** START OF Data **
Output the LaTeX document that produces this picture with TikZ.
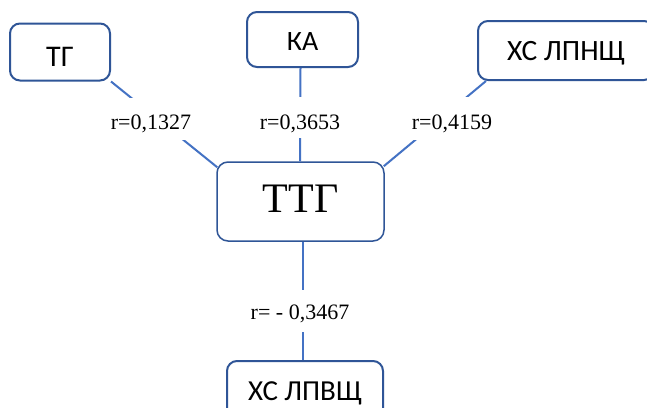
\documentclass[tikz,border=0pt]{standalone}
\usepackage{fontspec}
\setmainfont{Liberation Serif}
\newfontfamily\boxfont{Carlito}
\usetikzlibrary{calc}
\definecolor{boxblue}{HTML}{2F5597}
\definecolor{lineblue}{HTML}{4472C4}
\tikzset{
  box/.style={draw=boxblue, line width=2pt, rounded corners=10pt, fill=white,
    inner sep=0pt, text depth=0pt, font=\boxfont\fontsize{29}{32}\selectfont},
  centerbox/.style={draw=boxblue, line width=1.5pt, rounded corners=11pt, fill=white,
    inner sep=0pt, text depth=0pt, font=\fontsize{42}{46}\selectfont},
  conn/.style={draw=lineblue, line width=2pt},
  rlabel/.style={fill=white, inner sep=0pt, text depth=0pt, font=\fontsize{22}{24}\selectfont}
}
\begin{document}
\begin{tikzpicture}[x=1pt,y=-1pt]
\clip (0,0) rectangle (647,407);
\fill[white] (0,0) rectangle (647,407);
\node[box, font=\boxfont\fontsize{30}{32}\selectfont, text height=29pt, minimum width=100, minimum height=57] (tg) at (60,52) {ТГ};
\node[box, font=\boxfont\fontsize{28}{32}\selectfont, text height=22pt, minimum width=111, minimum height=55] (ka) at (302.5,39.5) {КА};
\node[box, font=\boxfont\fontsize{29.5}{32}\selectfont, text height=19pt, minimum width=176, minimum height=59] (lpn) at (566,50.5) {ХС ЛПНЩ};
\node[centerbox, text height=22.4pt, minimum width=167, minimum height=79] (ttg) at (300.5,201.5) {ТТГ};
\node[box, text height=20pt, minimum width=156, minimum height=58] (lpv) at (305,390) {ХС ЛПВЩ};
% connectors
\draw[conn] (tg.south east) -- ($(ttg.north west)+(1,6)$);
\draw[conn] ($(ka.south)+(-2,0)$) -- ($(ttg.north)+(-0.5,0)$);
\draw[conn] ($(lpn.south west)+(9,0)$) -- ($(ttg.north east)+(-1,5)$);
\draw[conn] ($(ttg.south)+(2.5,0)$) -- ($(lpv.north)+(-2,0)$);
% labels
\node[rlabel, text height=20pt, minimum width=92, minimum height=42] (l1) at (151,119) {r=0,1327};
\node[rlabel, text height=23pt, minimum width=92, minimum height=41] (l2) at (300,117.5) {r=0,3653};
\node[rlabel, text height=21pt, minimum width=92, minimum height=43] (l3) at (452,118.5) {r=0,4159};
\node[rlabel, text height=16pt, minimum width=108, minimum height=42] (l4) at (300,311) {r= - 0,3467};
\end{tikzpicture}
\end{document}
** END OF Data **
Exercise task
Repeat the data exactly, dropping every picture it holds.

Reply to the exercise
Output the LaTeX document that produces this picture with TikZ.
\documentclass[tikz,border=0pt]{standalone}
\usepackage{fontspec}
\setmainfont{Liberation Serif}
\newfontfamily\boxfont{Carlito}
\usetikzlibrary{calc}
\definecolor{boxblue}{HTML}{2F5597}
\definecolor{lineblue}{HTML}{4472C4}
\tikzset{
  box/.style={draw=boxblue, line width=2pt, rounded corners=10pt, fill=white,
    inner sep=0pt, text depth=0pt, font=\boxfont\fontsize{29}{32}\selectfont},
  centerbox/.style={draw=boxblue, line width=1.5pt, rounded corners=11pt, fill=white,
    inner sep=0pt, text depth=0pt, font=\fontsize{42}{46}\selectfont},
  conn/.style={draw=lineblue, line width=2pt},
  rlabel/.style={fill=white, inner sep=0pt, text depth=0pt, font=\fontsize{22}{24}\selectfont}
}
\begin{document}
\begin{tikzpicture}[x=1pt,y=-1pt]
\clip (0,0) rectangle (647,407);
\fill[white] (0,0) rectangle (647,407);
\node[box, font=\boxfont\fontsize{30}{32}\selectfont, text height=29pt, minimum width=100, minimum height=57] (tg) at (60,52) {ТГ};
\node[box, font=\boxfont\fontsize{28}{32}\selectfont, text height=22pt, minimum width=111, minimum height=55] (ka) at (302.5,39.5) {КА};
\node[box, font=\boxfont\fontsize{29.5}{32}\selectfont, text height=19pt, minimum width=176, minimum height=59] (lpn) at (566,50.5) {ХС ЛПНЩ};
\node[centerbox, text height=22.4pt, minimum width=167, minimum height=79] (ttg) at (300.5,201.5) {ТТГ};
\node[box, text height=20pt, minimum width=156, minimum height=58] (lpv) at (305,390) {ХС ЛПВЩ};
% connectors
\draw[conn] (tg.south east) -- ($(ttg.north west)+(1,6)$);
\draw[conn] ($(ka.south)+(-2,0)$) -- ($(ttg.north)+(-0.5,0)$);
\draw[conn] ($(lpn.south west)+(9,0)$) -- ($(ttg.north east)+(-1,5)$);
\draw[conn] ($(ttg.south)+(2.5,0)$) -- ($(lpv.north)+(-2,0)$);
% labels
\node[rlabel, text height=20pt, minimum width=92, minimum height=42] (l1) at (151,119) {r=0,1327};
\node[rlabel, text height=23pt, minimum width=92, minimum height=41] (l2) at (300,117.5) {r=0,3653};
\node[rlabel, text height=21pt, minimum width=92, minimum height=43] (l3) at (452,118.5) {r=0,4159};
\node[rlabel, text height=16pt, minimum width=108, minimum height=42] (l4) at (300,311) {r= - 0,3467};
\end{tikzpicture}
\end{document}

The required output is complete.